Necessario un radicale cambio di rotta

“A fronte di queste preoccupanti criticità l’INU ritiene che sia ormai necessario un radicale cambio di rotta, intraprendendo un percorso riformatore che risulti coerente con i contenuti della proposta di una nuova legge nazionale di principi del governo del territorio che abbiamo presentato al Senato il 16 luglio 2024. Le garanzie già presenti nel nostro ordinamento per il bilanciamento e la composizione degli interessi pubblici e privati che oggi vengono messe in discussione non devono essere accantonate, ma al contrario possono essere innovate e reinterpretate all’interno di un nuovo quadro organico, e appunto di una nuova riforma urbanistica.

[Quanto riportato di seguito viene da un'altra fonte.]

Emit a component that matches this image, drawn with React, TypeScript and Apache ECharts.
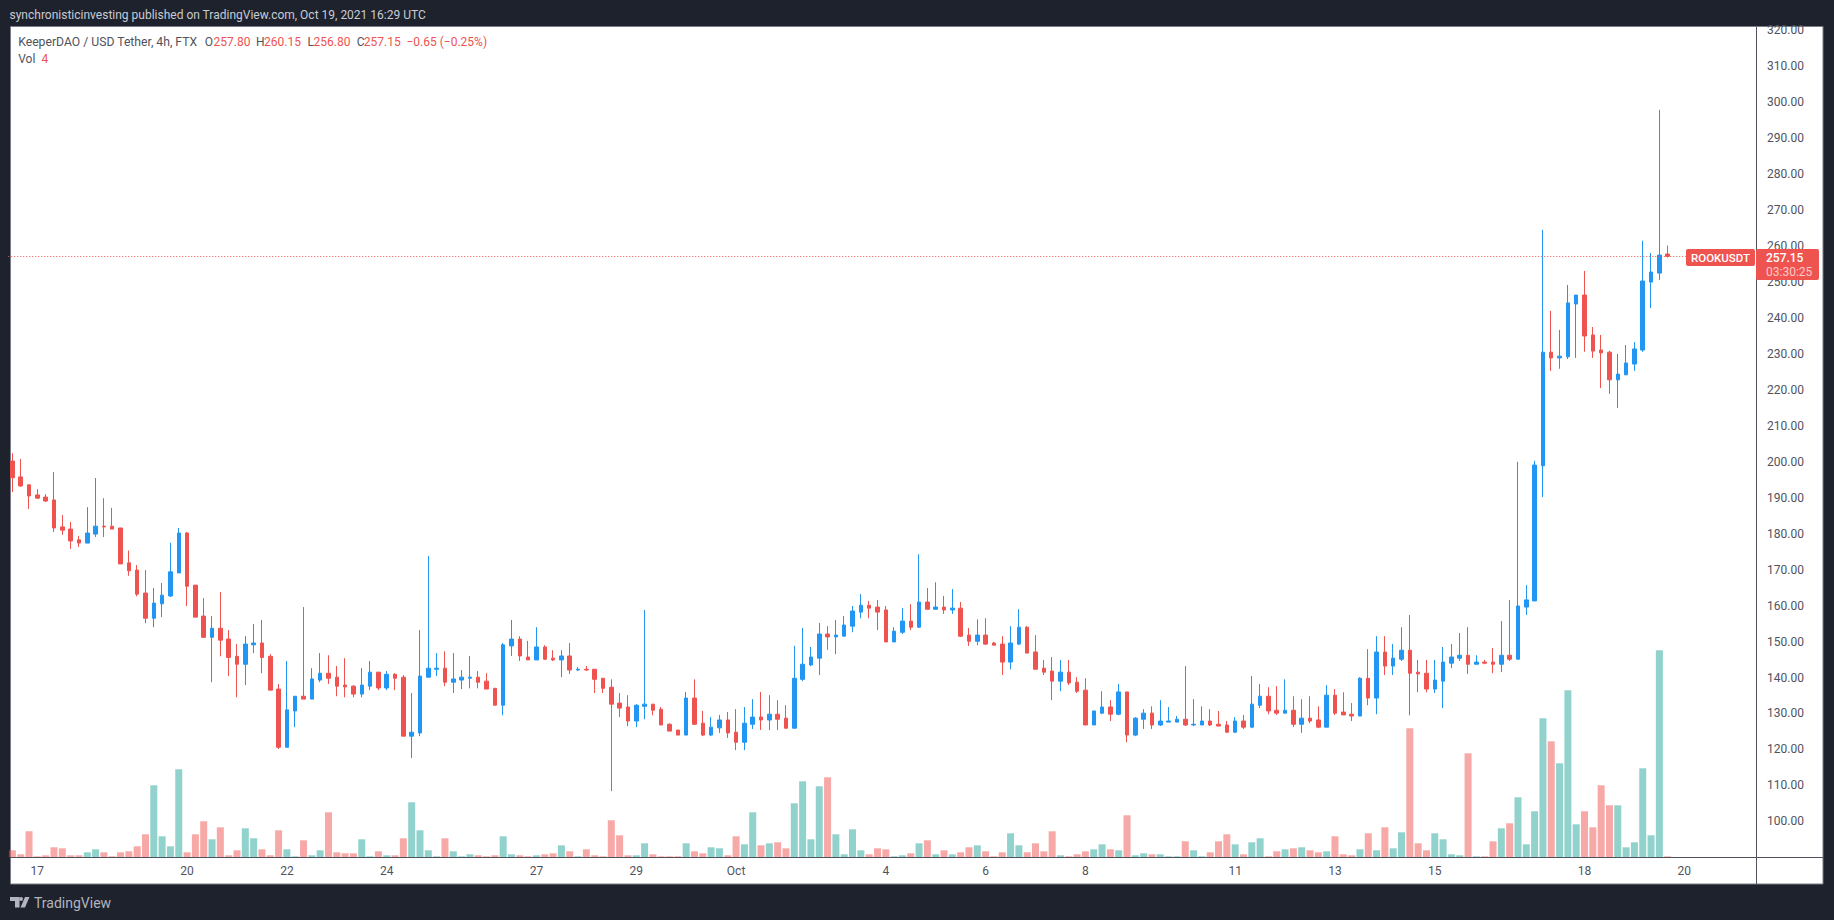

Se ormai si conviene sempre più spesso che nelle nuove trasformazioni urbane la priorità debba essere assegnata all’intervento sulla città esistente attraverso iniziative integrate di rigenerazione urbana, è allora evidente che la scelta operata dal ddl 1987 di privilegiare provvedimenti settoriali e iniziative di corto respiro, riconducendole impropriamente all’edilizia (e non al governo del territorio e alla pianificazione urbanistica), tenda inevitabilmente ad aggravare in modo assai rilevante la confusione normativa già presente nel nostro ordinamento. E con la conseguenza di ostacolare al tempo stesso l’individuazione di soluzioni efficaci per obiettivi ambiziosi, ma che si rivelano sempre più urgenti, quali ad esempio la convergenza tra il contenimento del consumo di suolo e la rigenerazione della città esistente, o ancora la ricerca di strumenti atti a promuovere contestualmente la transizione delle dotazioni urbanistiche in Livelli Essenziali delle Prestazioni (Lep) del governo del territorio, che si rivelerebbero decisivi nel ridurre le gravi asimmetrie tra la richiesta di una crescente autonomia da parte dei poteri locali e una tutela sostanziale dei diritti fondamentali dei cittadini e del territorio”.